Description of problem:
When migrating ~20 VMs from cmp0 to cmp1, and then to cmp2, we have a fail rate of ~10% most of the time. When it fails, the instance is paused on both source and destination compute (that would be cmp1 and cmp2 for example).
This is the exact same VM, with no load on the guest.
We incremented the max_workers and max_requests from the default of 20 to 25 and we disabled selinux on both source and destination compute.
When this happens, I compared the nova-compute logs from both successful and failed attempts and here are my observations:
- When plugging VIF, cleaned was set to False on successfull migration and True on failed one.
- After running for 70 seconds, on successful migration we see VM Paused (Lifecycle Event) on source host and we see "Migration operation has completed"
- After running for 140 seconds, on failed migration, we do see the same messages about VM Paused on source host and we do see the "Migration operation has completed" like on successful migration.
- On both migrations, we see "_post_live_migration() is started"

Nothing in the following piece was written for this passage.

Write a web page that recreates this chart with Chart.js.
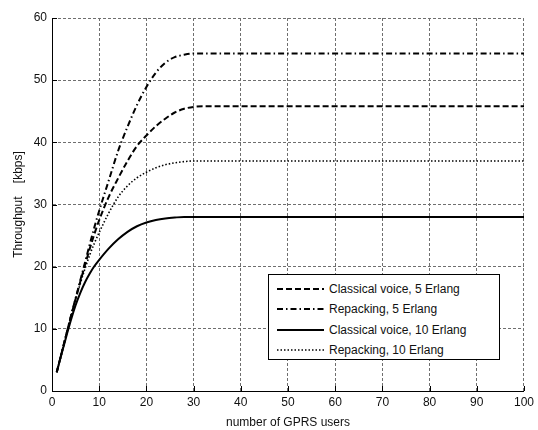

- On success, it's immediately followed by "Migration operation thread has finished _live_migration_operation" and by "Migration operation thread notification thread_finished", and VM is resumed on destination host and stopped on source host, as we could expect.
- On failed, we hit "_post_live_migration() is started", then nothing for 52 seconds, except for regular nova calls, and we hit "Calling driver.unfilter_instance from _post_live_migration _post_live_migration"

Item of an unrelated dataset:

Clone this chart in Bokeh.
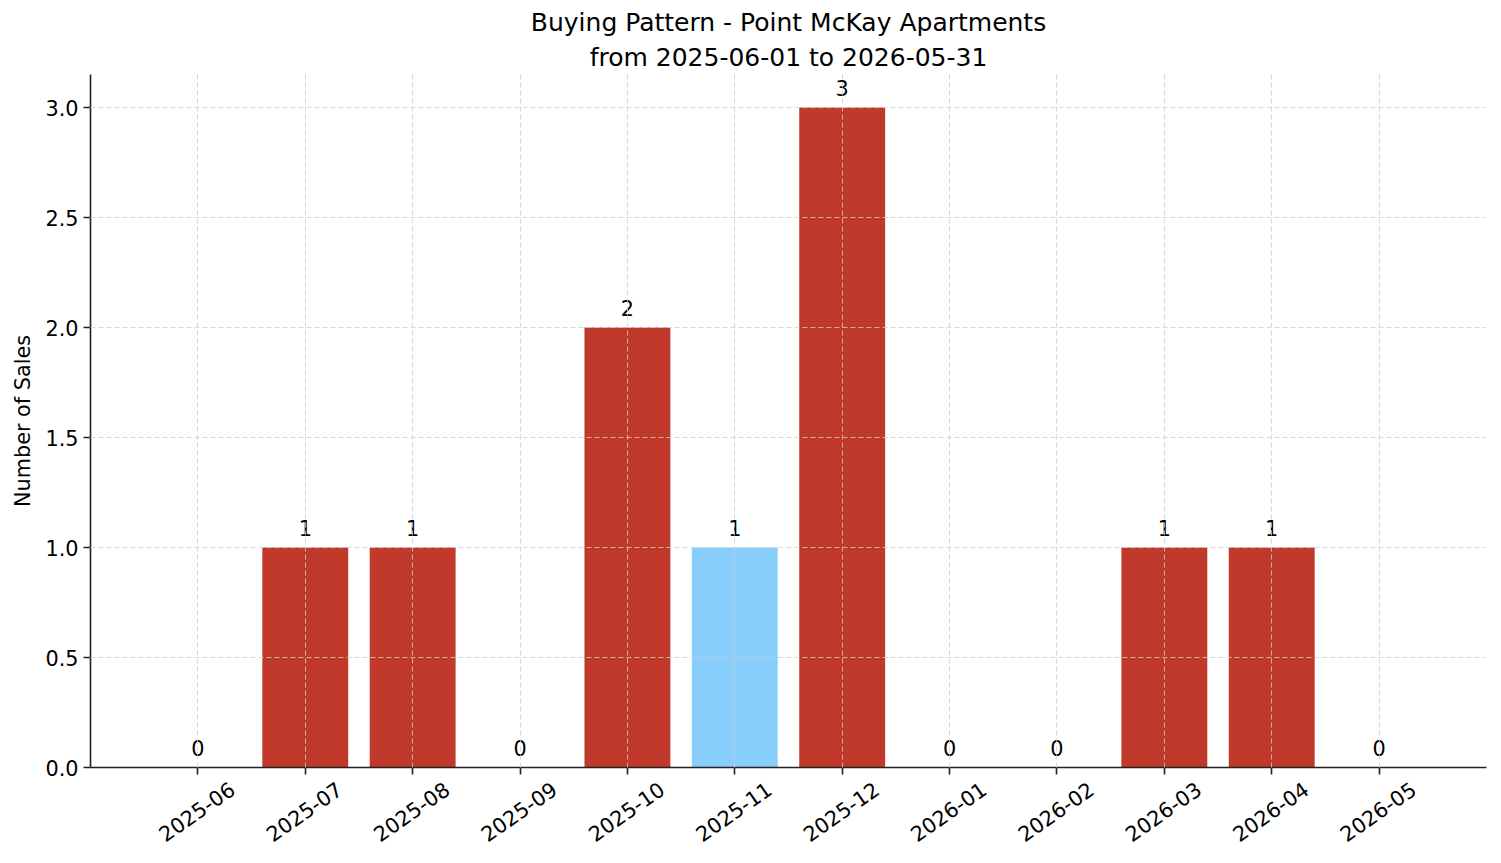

- We never hit "Migration operation thread has finished _live_migration_operation" or "Migration operation thread notification thread_finished"
- On the failed scenario, and after the driver.unfilter_instance, we see the vif data. Again, we see the clean_attempts=1 and cleaned=True, as opposed to clean_attempts=0 for successful migration
- On both the failed and succesfull migrations, we endup hitting "Post operation of migration started"
- On both migrations, we get a "Deleting instance files" on the source host.
- On the failed migration, we end up getting recurring messages like this:
Periodic task is updating the host stat, it is trying to get disk instance-0000079c, but disk file was removed by concurrent operations such as resize.: OSError: [Errno 2] No such file or directory: '/var/lib/nova/instances/f025b152-12bd-418e-859e-0fcc399c08b4/disk.config'
Version-Release number of selected component (if applicable):
Most of the time
Closing this out as CURRENTRELEASE, please feel free to reopen if you encounter the issue again with the latest containers.